JAKARTA, REPORTER.ID – Wakil Ketua Umum DPN Partai Gelora Indonesia, Fahri Hamzah ikut menyoroti setahun kinerja Pemerintahan Jokowi-Ma’ruf Amin. Kata Fahri, bukan soal seratus hari kinerja pemerintahan, tetap soal seterusnya kedepan yang harusnya menjadi sikap dan ideologi dasar cara mengelola negara.

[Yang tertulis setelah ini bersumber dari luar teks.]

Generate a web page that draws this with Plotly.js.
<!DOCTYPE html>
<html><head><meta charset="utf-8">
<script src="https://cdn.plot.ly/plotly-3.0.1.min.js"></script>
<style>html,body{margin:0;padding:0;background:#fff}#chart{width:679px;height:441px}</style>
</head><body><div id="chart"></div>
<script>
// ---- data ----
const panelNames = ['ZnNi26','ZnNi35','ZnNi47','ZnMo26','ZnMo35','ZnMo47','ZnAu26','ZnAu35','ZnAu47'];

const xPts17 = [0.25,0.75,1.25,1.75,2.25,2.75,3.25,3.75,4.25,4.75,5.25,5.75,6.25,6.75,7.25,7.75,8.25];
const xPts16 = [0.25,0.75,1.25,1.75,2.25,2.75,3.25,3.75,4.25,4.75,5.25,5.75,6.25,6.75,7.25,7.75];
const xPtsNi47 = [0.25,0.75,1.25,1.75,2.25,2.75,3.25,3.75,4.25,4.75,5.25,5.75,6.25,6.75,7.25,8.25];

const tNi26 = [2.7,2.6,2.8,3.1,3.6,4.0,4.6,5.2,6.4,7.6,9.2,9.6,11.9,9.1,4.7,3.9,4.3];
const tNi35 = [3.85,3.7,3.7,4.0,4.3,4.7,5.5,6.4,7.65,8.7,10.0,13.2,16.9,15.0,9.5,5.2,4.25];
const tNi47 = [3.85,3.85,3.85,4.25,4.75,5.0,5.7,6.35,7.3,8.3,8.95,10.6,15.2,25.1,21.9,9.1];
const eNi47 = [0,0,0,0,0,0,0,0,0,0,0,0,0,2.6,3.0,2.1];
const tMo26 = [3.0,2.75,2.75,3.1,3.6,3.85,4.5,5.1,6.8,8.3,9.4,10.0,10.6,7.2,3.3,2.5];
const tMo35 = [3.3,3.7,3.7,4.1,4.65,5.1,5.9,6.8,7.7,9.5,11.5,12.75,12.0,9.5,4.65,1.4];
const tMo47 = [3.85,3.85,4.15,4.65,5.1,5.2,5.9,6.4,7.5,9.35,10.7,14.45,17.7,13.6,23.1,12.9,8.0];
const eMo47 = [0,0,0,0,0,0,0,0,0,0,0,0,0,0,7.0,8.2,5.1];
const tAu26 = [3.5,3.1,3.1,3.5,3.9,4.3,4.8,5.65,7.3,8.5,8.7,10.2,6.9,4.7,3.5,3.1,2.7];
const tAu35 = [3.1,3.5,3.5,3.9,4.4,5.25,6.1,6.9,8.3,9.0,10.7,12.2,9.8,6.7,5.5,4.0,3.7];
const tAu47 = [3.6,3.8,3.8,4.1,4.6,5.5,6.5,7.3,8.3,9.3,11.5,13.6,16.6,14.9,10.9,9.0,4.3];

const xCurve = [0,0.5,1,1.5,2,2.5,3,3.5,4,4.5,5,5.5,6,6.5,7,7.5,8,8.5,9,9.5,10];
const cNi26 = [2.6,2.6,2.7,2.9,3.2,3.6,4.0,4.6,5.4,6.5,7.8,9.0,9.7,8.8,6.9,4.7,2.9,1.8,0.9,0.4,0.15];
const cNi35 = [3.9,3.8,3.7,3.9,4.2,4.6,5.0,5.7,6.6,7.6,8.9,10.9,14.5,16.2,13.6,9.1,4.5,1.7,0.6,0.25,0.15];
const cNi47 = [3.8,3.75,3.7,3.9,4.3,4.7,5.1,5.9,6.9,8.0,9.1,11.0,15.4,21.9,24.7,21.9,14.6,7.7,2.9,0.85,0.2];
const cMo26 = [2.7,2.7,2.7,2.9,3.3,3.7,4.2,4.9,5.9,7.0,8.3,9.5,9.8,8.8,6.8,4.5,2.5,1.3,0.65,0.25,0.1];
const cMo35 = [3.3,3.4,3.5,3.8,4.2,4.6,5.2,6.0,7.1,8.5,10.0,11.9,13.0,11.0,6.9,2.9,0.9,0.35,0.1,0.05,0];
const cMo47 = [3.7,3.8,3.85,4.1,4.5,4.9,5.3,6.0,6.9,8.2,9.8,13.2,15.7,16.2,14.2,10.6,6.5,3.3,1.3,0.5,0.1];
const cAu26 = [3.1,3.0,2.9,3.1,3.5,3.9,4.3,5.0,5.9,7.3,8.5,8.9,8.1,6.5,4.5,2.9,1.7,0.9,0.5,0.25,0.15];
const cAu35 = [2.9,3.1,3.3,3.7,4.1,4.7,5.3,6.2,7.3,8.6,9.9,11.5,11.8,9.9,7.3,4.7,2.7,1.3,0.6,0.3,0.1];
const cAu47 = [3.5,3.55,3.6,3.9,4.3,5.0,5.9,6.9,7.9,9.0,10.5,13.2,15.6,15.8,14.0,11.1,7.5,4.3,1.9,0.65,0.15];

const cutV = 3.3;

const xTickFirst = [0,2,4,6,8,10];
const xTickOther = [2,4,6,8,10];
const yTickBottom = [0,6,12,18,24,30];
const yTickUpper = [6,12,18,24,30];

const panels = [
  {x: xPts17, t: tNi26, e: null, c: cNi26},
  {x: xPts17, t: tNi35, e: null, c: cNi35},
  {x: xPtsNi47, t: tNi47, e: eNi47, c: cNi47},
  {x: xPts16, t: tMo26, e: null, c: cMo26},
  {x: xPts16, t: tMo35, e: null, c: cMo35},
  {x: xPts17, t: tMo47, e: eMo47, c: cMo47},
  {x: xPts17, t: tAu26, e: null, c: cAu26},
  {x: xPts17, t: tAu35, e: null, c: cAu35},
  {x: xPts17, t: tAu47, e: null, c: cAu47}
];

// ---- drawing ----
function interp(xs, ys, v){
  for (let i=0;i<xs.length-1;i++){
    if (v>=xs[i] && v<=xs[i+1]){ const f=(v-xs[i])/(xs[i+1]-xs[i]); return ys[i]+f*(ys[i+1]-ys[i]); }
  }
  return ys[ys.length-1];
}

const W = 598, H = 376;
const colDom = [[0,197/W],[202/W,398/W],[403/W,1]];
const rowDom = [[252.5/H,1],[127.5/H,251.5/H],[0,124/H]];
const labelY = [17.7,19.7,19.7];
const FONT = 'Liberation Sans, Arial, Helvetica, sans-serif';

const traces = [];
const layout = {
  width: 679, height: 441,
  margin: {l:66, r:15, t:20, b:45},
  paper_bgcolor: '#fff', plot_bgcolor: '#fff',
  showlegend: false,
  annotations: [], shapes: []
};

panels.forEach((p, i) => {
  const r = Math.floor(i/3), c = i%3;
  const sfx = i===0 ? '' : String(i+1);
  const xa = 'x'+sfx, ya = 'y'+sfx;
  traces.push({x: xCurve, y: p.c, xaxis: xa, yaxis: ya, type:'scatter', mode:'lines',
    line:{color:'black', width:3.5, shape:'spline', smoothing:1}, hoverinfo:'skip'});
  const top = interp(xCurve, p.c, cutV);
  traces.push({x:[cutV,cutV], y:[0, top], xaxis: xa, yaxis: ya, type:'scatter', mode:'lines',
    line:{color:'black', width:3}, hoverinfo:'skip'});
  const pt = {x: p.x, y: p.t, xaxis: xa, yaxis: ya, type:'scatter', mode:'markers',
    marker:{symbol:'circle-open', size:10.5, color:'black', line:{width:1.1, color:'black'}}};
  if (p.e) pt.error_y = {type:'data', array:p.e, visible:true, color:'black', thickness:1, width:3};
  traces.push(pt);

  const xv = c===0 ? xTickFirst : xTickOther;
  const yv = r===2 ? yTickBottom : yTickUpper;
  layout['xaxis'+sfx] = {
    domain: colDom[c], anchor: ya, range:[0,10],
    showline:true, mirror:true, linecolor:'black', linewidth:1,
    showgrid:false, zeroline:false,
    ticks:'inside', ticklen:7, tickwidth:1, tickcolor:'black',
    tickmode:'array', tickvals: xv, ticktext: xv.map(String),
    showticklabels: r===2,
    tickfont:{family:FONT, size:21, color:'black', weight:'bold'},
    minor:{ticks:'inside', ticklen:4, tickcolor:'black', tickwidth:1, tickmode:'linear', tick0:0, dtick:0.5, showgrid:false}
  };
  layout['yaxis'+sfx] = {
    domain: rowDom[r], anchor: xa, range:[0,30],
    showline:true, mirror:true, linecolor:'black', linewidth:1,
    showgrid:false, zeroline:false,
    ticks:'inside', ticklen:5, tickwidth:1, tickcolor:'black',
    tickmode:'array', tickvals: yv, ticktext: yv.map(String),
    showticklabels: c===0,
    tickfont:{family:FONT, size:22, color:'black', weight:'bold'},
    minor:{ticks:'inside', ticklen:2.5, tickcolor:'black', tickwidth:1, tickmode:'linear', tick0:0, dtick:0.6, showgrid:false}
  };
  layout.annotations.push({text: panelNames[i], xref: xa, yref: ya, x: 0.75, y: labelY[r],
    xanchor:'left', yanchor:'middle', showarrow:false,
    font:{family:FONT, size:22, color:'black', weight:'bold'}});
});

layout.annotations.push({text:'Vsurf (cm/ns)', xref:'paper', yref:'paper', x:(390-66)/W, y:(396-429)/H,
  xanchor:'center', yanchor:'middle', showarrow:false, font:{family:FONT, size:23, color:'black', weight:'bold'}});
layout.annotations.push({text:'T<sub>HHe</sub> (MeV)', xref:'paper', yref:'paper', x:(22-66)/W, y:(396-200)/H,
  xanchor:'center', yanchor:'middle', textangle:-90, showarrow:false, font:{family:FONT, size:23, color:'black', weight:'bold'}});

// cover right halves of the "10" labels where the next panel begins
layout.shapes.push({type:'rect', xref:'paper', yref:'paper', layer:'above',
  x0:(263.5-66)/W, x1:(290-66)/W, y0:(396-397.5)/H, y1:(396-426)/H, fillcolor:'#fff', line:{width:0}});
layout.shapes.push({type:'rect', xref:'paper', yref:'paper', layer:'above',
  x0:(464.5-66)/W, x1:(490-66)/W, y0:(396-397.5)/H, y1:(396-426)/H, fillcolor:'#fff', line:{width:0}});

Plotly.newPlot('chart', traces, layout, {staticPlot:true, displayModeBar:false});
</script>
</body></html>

“Jadi, stop sikap sok-sok-an. Hari-hari ini adalah hari kebersamaan. Banyak tantangan yang mesti dihadapi pemerintah, seperti pandemi virus corona atau Covid-19 yang belum ada tanda-tanda akan berakhir, yang berujung pada ancaman krisis ekonomi global,” kata Fahri melalui keterangan tertulisnya, Kamis (22/10/2020).
Padahal hari ini, lanjut Fahri, delivery dari kinerja pemerintah sangat diperlukan, karena rakyat sedang dalam penantian, dalam kesabaran-kesabaran yang luar biasa.
“Itu lah sebabnya, saya terus terang mengusulkan agar presiden yang dilantik pada saat Covid belum ada, sudah membawa narasi rekonsoliasi kembali memikirkan masa depan,” ujar Wakil Ketua DPR RI periode 2014-2019 ini.
Menurut Fahrim yang diperlukan sekarang ini adalah kearifan untuk berhenti meributkan cara berfikir yang terlalu diametral. Sebab saat ini diperlukan semacam kearifan jalan tengah, mengingat apa yang dipersoalkan oposisi juga dipersoalkan oleh pemerintahan.
“Begitu juga, apa yang dilihat oleh pemerintahan sebenarnya juga dilihat oleh yang berada di luar pemerintahan. Hanya, sikap keras kepala dan ngotot di dua belah pihak, terutama di dalam pemerintahan yang menyebabkan semua itu menjadi nampak tdak terselesaikan,” sebut dia.
Maka dari itu, Fahri memohon agar presiden memikirkan rekonsiliasi secara serius, hentikan pejabat-pejabat yang konfrontatif, sok jago, sok mengerti persoalan, menganggap rakyat kecil, dan menganggap oposisi remeh. Sebab, membangun permusuhan kepada sikap-sikap kritis, sungguh bukanlah sikap dan pikiran awal presiden yang berpidato pada saat pelantikan, bahwa dia akan mengatur rekonsiliasi.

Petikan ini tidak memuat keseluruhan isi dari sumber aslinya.